Lydia Chukovskaya (1907 - 1996) was of Jewish origin and was the daughter of a beloved writer of children’s books in Russia. Lydia married Matvei Bronstein, a promising young physicist. In the late 1930s, Bronstein was arrested as a part of Stalin’s purges, and was put to death as an enemy of the Communist Party. The government refused to give Lydia any information about her husband, and for a number of years, she did not know that her husband had been executed.
Lydia Chukovskaya as a young woman.
Between 1939 and 1940, Chukovskaya wrote her most famous work, the novella Sofia Petrovna. Sofia Petrovna is the widow of a medical doctor. After the Communist Revolution, her apartment is confiscated by the government and divided up among several families. Sofia and her son, Kolya, live in a single room of their former house in Leningrad.
Lydia's husband, Matvei Bronstein, who was executed by the Stalinist Regime
Lydia Chukovskaya and her daughter in the 1940s.
Lydia Chukovskaya, the Soviet Dissident, in the mid 1960s
The picture of Soviet life under Stalin is fascinating. Religion has been banned, so Soviet citizens put up “New Year’s Trees” which are topped by a Red Star. The Christ child has been replaced by pictures of “the Child Lenin.” Children are given candy with a card which says “Thank You Comrade Stalin for giving us a Happy Childhood.”
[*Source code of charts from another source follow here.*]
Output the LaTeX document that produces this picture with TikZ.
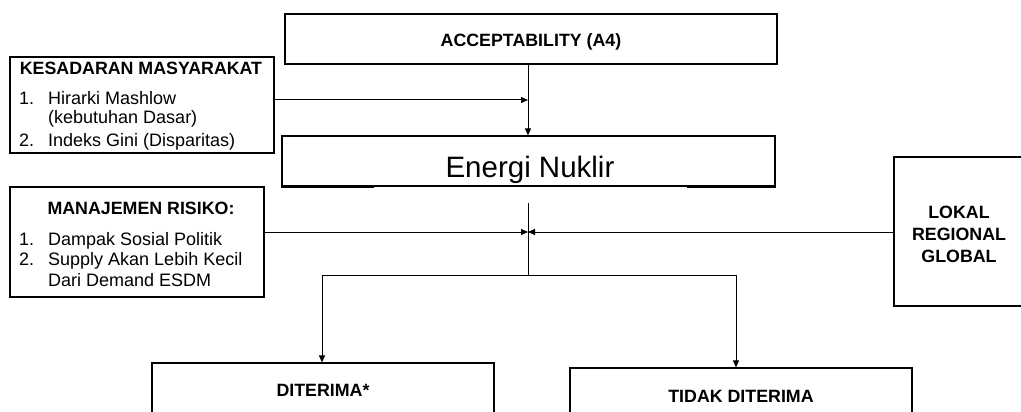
\documentclass[tikz,border=0pt]{standalone}
\usepackage{fontspec}
\setmainfont{Liberation Sans}
\usetikzlibrary{arrows.meta}
\begin{document}
\begin{tikzpicture}[x=1pt,y=-1pt,
  box/.style={draw=black,line width=1.2pt,fill=white,inner sep=0pt},
  title/.style={font=\fontsize{17.8}{21}\selectfont\bfseries,inner sep=0pt,anchor=base},
  item/.style={font=\fontsize{18}{21}\selectfont,inner sep=0pt,anchor=base west},
  conn/.style={draw=black,line width=1pt},
  arr/.style={conn,-{Triangle[length=7pt,width=6pt]}}]
\useasboundingbox (0,0) rectangle (1021,412);
% boxes
\node[box,minimum width=492pt,minimum height=50pt] (acc) at (531,39) {};
\node[title] (acct) at (531,47) {ACCEPTABILITY (A4)};
\node[box,minimum width=264pt,minimum height=96pt] (kes) at (142,105) {};
\node[title] (kest) at (141,75) {KESADARAN MASYARAKAT};
\node[item] (k1) at (19,104) {1.};
\node[item] (k1t) at (48,104) {Hirarki Mashlow};
\node[item] (k1b) at (48,124) {(kebutuhan Dasar)};
\node[item] (k2) at (19,146.5) {2.};
\node[item] (k2t) at (48,146.5) {Indeks Gini (Disparitas)};
\node[box,minimum width=493pt,minimum height=50pt] (en) at (528.5,161) {};
\node[inner sep=0pt,anchor=base,font=\fontsize{29.5}{34}\selectfont] (ent) at (530,177) {Energi Nuklir};
\draw[line width=2pt] (en.south west) -- ++(93,0) coordinate (enl);
\draw[line width=2pt] (en.south east) -- ++(-89,0) coordinate (enr);
\node[box,minimum width=254pt,minimum height=110pt] (man) at (137,242) {};
\node[title] (mant) at (141,214) {MANAJEMEN RISIKO:};
\node[item] (m1) at (19,245) {1.};
\node[item] (m1t) at (48,245) {Dampak Sosial Politik};
\node[item] (m2) at (19,265) {2.};
\node[item] (m2t) at (48,265) {Supply Akan Lebih Kecil};
\node[item] (m2b) at (48,286.5) {Dari Demand ESDM};
\node[box,minimum width=140pt,minimum height=149pt] (lok) at (964,231.5) {};
\node[title] (lok1) at (959,218) {LOKAL};
\node[title] (lok2) at (959,240) {REGIONAL};
\node[title] (lok3) at (959,262) {GLOBAL};
\node[box,minimum width=342pt,minimum height=80pt] (dit) at (323,403) {};
\node[title] (ditt) at (323,396) {DITERIMA*};
\node[box,minimum width=342pt,minimum height=80pt] (tid) at (741,408) {};
\node[title] (tidt) at (741,402) {TIDAK DITERIMA};
% connectors
\coordinate (j1) at (528,100);
\coordinate (jtop) at (528,203);
\coordinate (j2) at (528,232);
\coordinate (jbot) at (528,275);
\coordinate (sl) at (322,275);
\coordinate (sr) at (736,275);
\draw[arr] (acc.south -| j1) -- (en.north -| j1);
\draw[arr] (kes.east |- j1) -- (j1);
\draw[conn] (jtop) -- (jbot);
\draw[arr] (man.east |- j2) -- (j2);
\draw[arr] (lok.west |- j2) -- (j2);
\draw[conn] (sl) -- (sr);
\draw[arr] (sl) -- (dit.north -| sl);
\draw[arr] (sr) -- (tid.north -| sr);
\end{tikzpicture}
\end{document}
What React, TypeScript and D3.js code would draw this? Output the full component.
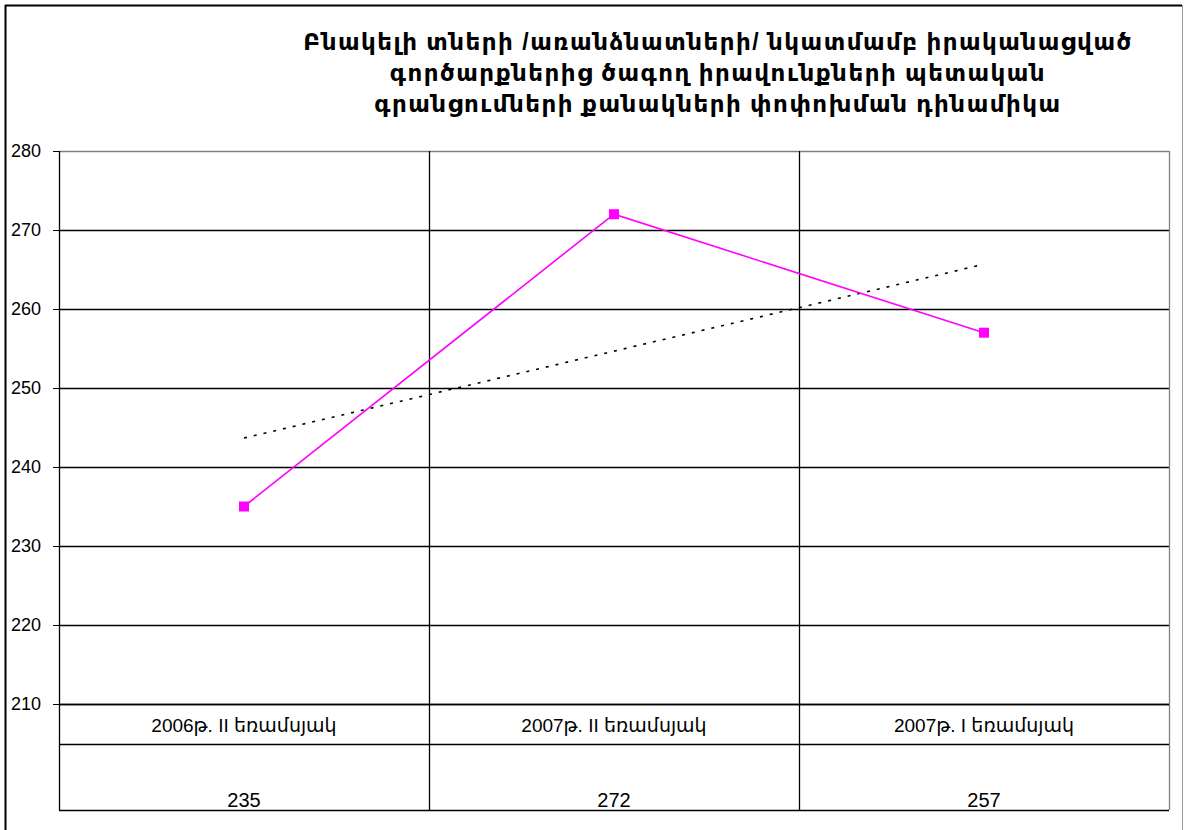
import React, { useEffect, useRef } from 'react';
import * as d3 from 'd3';

const titleLines = [
  'Բնակելի տների /առանձնատների/ նկատմամբ իրականացված',
  'գործարքներից ծագող իրավունքների պետական',
  'գրանցումների քանակների փոփոխման դինամիկա',
];
const categories = ['2006թ. II եռամսյակ', '2007թ. II եռամսյակ', '2007թ. I եռամսյակ'];
const values = [235, 272, 257];
const yTicks = [210, 220, 230, 240, 250, 260, 270, 280];

const FONT = '"Liberation Sans", Arial, "DejaVu Sans", sans-serif';

const App = () => {
  const svgRef = useRef<SVGSVGElement>(null);

  useEffect(() => {
    const svg = d3.select(svgRef.current);
    svg.selectAll('*').remove();

    const height = 830;
    const left = 59, right = 1169, top = 151, bottom = 704;
    const labelRowBottom = 744;
    const tableBottom = 810;

    // outer frame
    svg.append('line').attr('x1', 5).attr('x2', 1182).attr('y1', 5.5).attr('y2', 5.5)
      .attr('stroke', '#000').attr('stroke-width', 2);
    svg.append('line').attr('x1', 5.5).attr('x2', 5.5).attr('y1', 5).attr('y2', height)
      .attr('stroke', '#000').attr('stroke-width', 2);
    svg.append('line').attr('x1', 1182.5).attr('x2', 1182.5).attr('y1', 5).attr('y2', height)
      .attr('stroke', '#999').attr('stroke-width', 1);

    // title
    const title = svg.append('text')
      .attr('text-anchor', 'middle')
      .style('font-family', FONT)
      .style('font-size', '23px')
      .style('font-weight', 'bold')
      .style('letter-spacing', '1.5px');
    titleLines.forEach((line, i) => {
      title.append('tspan').attr('x', 718).attr('y', 50 + i * 31).text(line);
    });

    const x = d3.scaleBand().domain(categories).range([left, right]);
    const y = d3.scaleLinear().domain([210, 280]).range([bottom, top]);

    // grid lines
    svg.append('g').selectAll('line')
      .data(yTicks)
      .enter().append('line')
      .attr('x1', left).attr('x2', right)
      .attr('y1', d => Math.round(y(d)) + 0.5).attr('y2', d => Math.round(y(d)) + 0.5)
      .attr('stroke', d => (d === 280 ? '#808080' : '#000'))
      .attr('stroke-width', 1.3);

    // y ticks + labels
    const yAxis = svg.append('g');
    yAxis.selectAll('line')
      .data(yTicks)
      .enter().append('line')
      .attr('x1', left - 6).attr('x2', left)
      .attr('y1', d => Math.round(y(d)) + 0.5).attr('y2', d => Math.round(y(d)) + 0.5)
      .attr('stroke', '#000');
    yAxis.selectAll('text')
      .data(yTicks)
      .enter().append('text')
      .attr('x', 41)
      .attr('y', d => y(d) + 6)
      .attr('text-anchor', 'end')
      .style('font-family', FONT)
      .style('font-size', '18px')
      .text(d => d);

    // vertical category lines (plot + table)
    const bounds = [left, ...categories.map(c => (x(c) as number) + x.bandwidth())];
    svg.append('g').selectAll('line')
      .data(bounds)
      .enter().append('line')
      .attr('x1', d => Math.round(d) + 0.5).attr('x2', d => Math.round(d) + 0.5)
      .attr('y1', top).attr('y2', tableBottom)
      .attr('stroke', (d, i) => (i === bounds.length - 1 ? '#808080' : '#000'))
      .attr('stroke-width', 1.3);

    // table horizontals
    [bottom, labelRowBottom, tableBottom].forEach(yy => {
      svg.append('line')
        .attr('x1', left).attr('x2', right)
        .attr('y1', yy + 0.5).attr('y2', yy + 0.5)
        .attr('stroke', '#000').attr('stroke-width', 1.3);
    });

    // table text
    svg.append('g').selectAll('text')
      .data(categories)
      .enter().append('text')
      .attr('x', d => (x(d) as number) + x.bandwidth() / 2)
      .attr('y', 732)
      .attr('text-anchor', 'middle')
      .style('font-family', FONT)
      .style('font-size', '19px')
      .text(d => d);
    svg.append('g').selectAll('text')
      .data(values)
      .enter().append('text')
      .attr('x', (d, i) => (x(categories[i]) as number) + x.bandwidth() / 2)
      .attr('y', 807)
      .attr('text-anchor', 'middle')
      .style('font-family', FONT)
      .style('font-size', '20px')
      .text(d => d);

    const cx = (i: number) => (x(categories[i]) as number) + x.bandwidth() / 2;

    // linear trend line (least squares over the series)
    const idx = values.map((_, i) => i);
    const mx = d3.mean(idx) as number;
    const my = d3.mean(values) as number;
    const slope = d3.sum(idx, i => (i - mx) * (values[i] - my)) / d3.sum(idx, i => (i - mx) ** 2);
    const trend = idx.map(i => my + slope * (i - mx));

    svg.append('path')
      .datum(trend)
      .attr('d', d3.line<number>().x((d, i) => cx(i)).y(d => y(d)))
      .attr('fill', 'none')
      .attr('stroke', '#000')
      .attr('stroke-width', 1.6)
      .attr('stroke-dasharray', '3,7');

    // series line
    svg.append('path')
      .datum(values)
      .attr('d', d3.line<number>().x((d, i) => cx(i)).y(d => y(d)))
      .attr('fill', 'none')
      .attr('stroke', '#ff00ff')
      .attr('stroke-width', 1.6);

    svg.append('g').selectAll('rect')
      .data(values)
      .enter().append('rect')
      .attr('x', (d, i) => cx(i) - 5)
      .attr('y', d => y(d) - 5)
      .attr('width', 10)
      .attr('height', 10)
      .attr('fill', '#ff00ff');
  }, []);

  return (
    <svg
      ref={svgRef}
      width={1184}
      height={830}
      style={{ position: 'absolute', left: 0, top: 0, background: '#fff' }}
    />
  );
};

export default App;
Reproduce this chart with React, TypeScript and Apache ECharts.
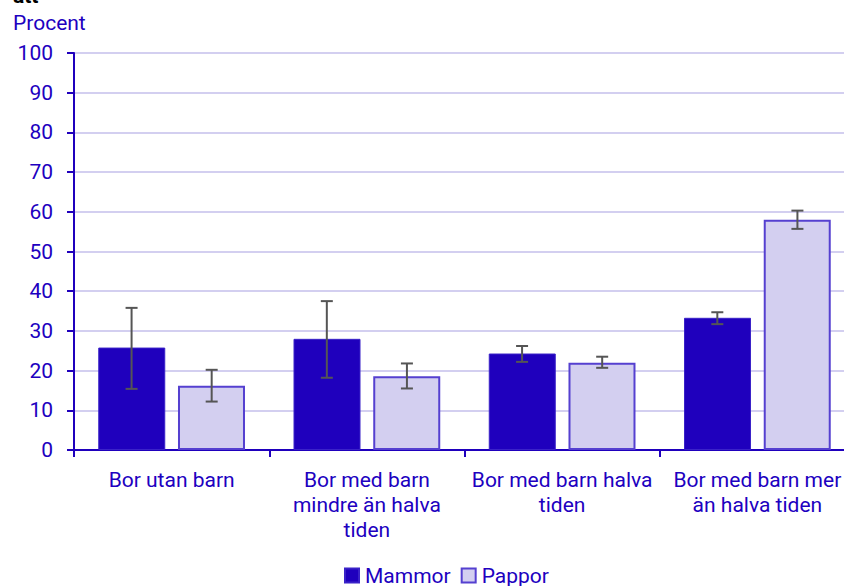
import React, { useEffect, useRef } from "react";
import * as echarts from "echarts";

const categories = [
  "Bor utan barn",
  "Bor med barn\nmindre än halva\ntiden",
  "Bor med barn halva\ntiden",
  "Bor med barn mer\nän halva tiden",
];
const mammor = [25.8, 28.0, 24.3, 33.3];
const mammorLow = [15.4, 18.2, 22.2, 31.7];
const mammorHigh = [35.8, 37.5, 26.2, 34.7];
const pappor = [16.2, 18.6, 22.0, 58.0];
const papporLow = [12.2, 15.5, 20.7, 55.7];
const papporHigh = [20.2, 21.8, 23.5, 60.3];
const yTicks = [0, 10, 20, 30, 40, 50, 60, 70, 80, 90, 100];

const DARK = "#1f00bd";
const LIGHT = "#d3cff0";
const TEXT = "#2000c0";
const FONT = "Roboto";
const FS = 21;

function errorSeries(low: number[], high: number[], offset: number) {
  return {
    type: "custom",
    data: low.map((l, i) => [i, l, high[i]]),
    z: 10,
    renderItem: (params: any, api: any) => {
      const idx = api.value(0);
      const band = api.size([1, 0])[0];
      const lo = api.coord([idx, api.value(1)]);
      const hi = api.coord([idx, api.value(2)]);
      const x = lo[0] + offset * band;
      const cap = 6;
      const style = { stroke: "#555555", lineWidth: 2 };
      return {
        type: "group",
        children: [
          { type: "line", shape: { x1: x, y1: lo[1], x2: x, y2: hi[1] }, style },
          { type: "line", shape: { x1: x - cap, y1: lo[1], x2: x + cap, y2: lo[1] }, style },
          { type: "line", shape: { x1: x - cap, y1: hi[1], x2: x + cap, y2: hi[1] }, style },
        ],
      };
    },
  };
}

export default function App() {
  const ref = useRef<HTMLDivElement>(null);
  useEffect(() => {
    const chart = echarts.init(ref.current!, undefined, { renderer: "svg" });
    chart.setOption({
      animation: false,
      textStyle: { fontFamily: FONT },
      grid: {
        left: 74,
        width: 781,
        top: 53,
        height: 397,
        containLabel: false,
        outerBoundsMode: "none",
      },
      graphic: [
        {
          type: "text",
          x: 13,
          y: -4,
          style: { text: "att", font: `bold ${FS}px ${FONT}`, fill: "#000", verticalAlign: "middle" },
        },
        {
          type: "text",
          x: 13,
          y: 23,
          style: { text: "Procent", font: `${FS}px ${FONT}`, fill: TEXT, verticalAlign: "middle" },
        },
      ],
      legend: {
        top: 565,
        left: 344,
        padding: 0,
        itemWidth: 14,
        itemHeight: 14,
        itemGap: 10,
        icon: "rect",
        textStyle: { color: TEXT, fontSize: FS, fontFamily: FONT, padding: [0, 0, 0, 1] },
        data: ["Mammor", "Pappor"],
      },
      xAxis: {
        type: "category",
        data: categories,
        axisLine: { lineStyle: { color: DARK, width: 2 } },
        axisTick: { show: true, length: 7, lineStyle: { color: DARK, width: 2 } },
        axisLabel: { color: TEXT, fontSize: FS, fontFamily: FONT, lineHeight: 25, margin: 17, interval: 0 },
      },
      yAxis: {
        type: "value",
        min: 0,
        max: 100,
        interval: 10,
        axisLine: { show: true, lineStyle: { color: DARK, width: 2 } },
        axisTick: { show: true, length: 7, lineStyle: { color: DARK, width: 2 } },
        axisLabel: {
          color: TEXT,
          fontSize: FS,
          fontFamily: FONT,
          margin: 21,
          formatter: (v: number) => (yTicks.includes(v) ? String(v) : ""),
        },
        splitLine: { lineStyle: { color: LIGHT, width: 2 } },
      },
      series: [
        {
          name: "Mammor",
          type: "bar",
          data: mammor,
          barWidth: 67,
          barGap: "19%",
          itemStyle: { color: DARK, borderColor: "#3a22c8", borderWidth: 1 },
        },
        {
          name: "Pappor",
          type: "bar",
          data: pappor,
          barWidth: 67,
          barGap: "19%",
          itemStyle: { color: LIGHT, borderColor: "#5540d0", borderWidth: 2 },
        },
        errorSeries(mammorLow, mammorHigh, -40 / 195),
        errorSeries(papporLow, papporHigh, 40 / 195),
      ],
    });
    return () => chart.dispose();
  }, []);
  return (
    <div
      ref={ref}
      style={{ position: "fixed", left: 0, top: 0, width: 844, height: 586, background: "#fff" }}
    />
  );
}
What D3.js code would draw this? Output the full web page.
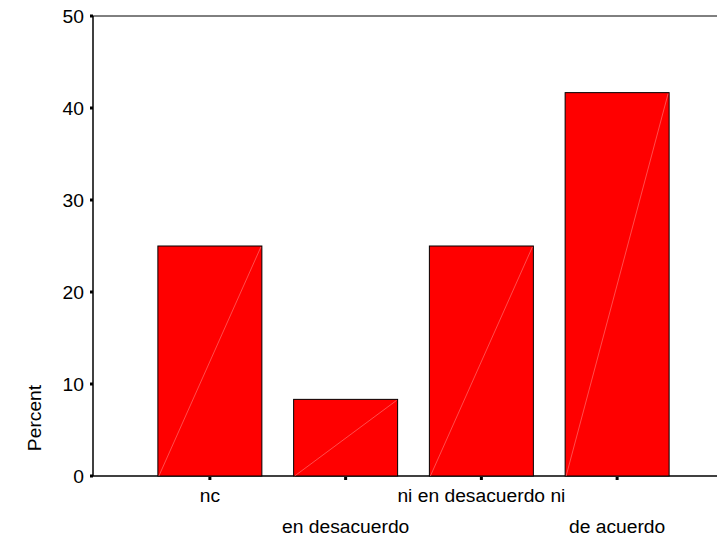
<!DOCTYPE html>
<html><head><meta charset="utf-8">
<script src="https://cdn.jsdelivr.net/npm/d3@7"></script>
<style>body{margin:0;background:#fff}text{font-family:"Liberation Sans",Arial,sans-serif;fill:#000}</style>
</head><body>
<svg id="c" width="717" height="536"></svg>
<script>
const categories = ["nc", "en desacuerdo", "ni en desacuerdo ni", "de acuerdo"];
const percents = [25, 8.33, 25, 41.67];
const yTicks = [0, 10, 20, 30, 40, 50];

const FS = 18, SX = 1.07;
const svg = d3.select("#c");
const y = d3.scaleLinear().domain([0, 50]).range([476, 16]);
const x = d3.scaleBand().domain(categories).range([142, 685]).paddingInner(0.234).paddingOuter(0.117);

// frame lines
svg.append("line").attr("x1", 93).attr("x2", 717).attr("y1", y(50)).attr("y2", y(50)).attr("stroke", "#000").attr("stroke-width", 1);
svg.append("line").attr("x1", 93).attr("x2", 717).attr("y1", y(0)).attr("y2", y(0)).attr("stroke", "#000").attr("stroke-width", 1.5);
svg.append("line").attr("x1", 93).attr("x2", 93).attr("y1", y(50)).attr("y2", y(0)).attr("stroke", "#000").attr("stroke-width", 1.5);

// bars
const g = svg.append("g");
g.selectAll("rect.bar").data(percents).enter().append("rect")
  .attr("x", (d, i) => x(categories[i]))
  .attr("y", d => y(d))
  .attr("width", x.bandwidth())
  .attr("height", d => y(0) - y(d))
  .attr("fill", "#ff0000").attr("stroke", "#000").attr("stroke-width", 1);
g.selectAll("line.diag").data(percents).enter().append("line")
  .attr("x1", (d, i) => x(categories[i]) + 1)
  .attr("y1", y(0))
  .attr("x2", (d, i) => x(categories[i]) + x.bandwidth() - 1)
  .attr("y2", d => y(d) + 1)
  .attr("stroke", "#ff8080").attr("stroke-width", 0.6);

// y ticks
svg.selectAll("rect.yt").data(yTicks).enter().append("rect")
  .attr("x", 90).attr("y", d => y(d) - 1.5).attr("width", 3).attr("height", 3).attr("fill", "#000");
svg.selectAll("text.yl").data(yTicks).enter().append("text")
  .attr("transform", d => `translate(84,${y(d) + 1}) scale(${SX},1)`).attr("dy", "0.36em")
  .attr("text-anchor", "end").attr("font-size", FS).text(d => d);

// x ticks
svg.selectAll("rect.xt").data(categories).enter().append("rect")
  .attr("x", d => x(d) + x.bandwidth() / 2 - 1.5).attr("y", y(0) + 1).attr("width", 3).attr("height", 3).attr("fill", "#000");
svg.selectAll("text.xl").data(categories).enter().append("text")
  .attr("transform", (d, i) => `translate(${x(d) + x.bandwidth() / 2},${i % 2 === 0 ? 502 : 533}) scale(${SX},1)`)
  .attr("text-anchor", "middle").attr("font-size", FS).text(d => d);

// y title
svg.append("text").attr("transform", `translate(41,418) rotate(-90) scale(${SX},1)`)
  .attr("text-anchor", "middle").attr("font-size", FS).text("Percent");
</script>
</body></html>
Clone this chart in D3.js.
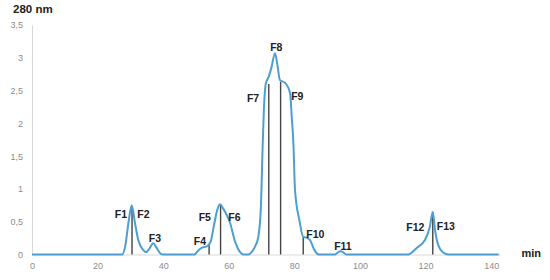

The story of how Chukovskaya’s manuscript survived is just as interesting as the novella. After her husband’s arrest and execution, Lydia fled her home in Leningrad. The manuscript was hidden in a friend's house. The friend died of starvation during the German seige of Leningrad but the manuscript was discovered and was finally returned to Chuskovskaya after the war. During the political thaw introduced by Kruschev in the early sixties, Sofia Petrovna was prepared for publication. However, it was decided that enough anti-Stalin literature had been published and publication was tabled. A manuscript of the novel was smuggled out of the Soviet Union and was published by a French publisher without Chuskovskaya permission under the title “The Deserted House.”
Sofia Petrovna is a very good novel which deserves a wide readership and is a warning why we must be ever vigilant against tyranny.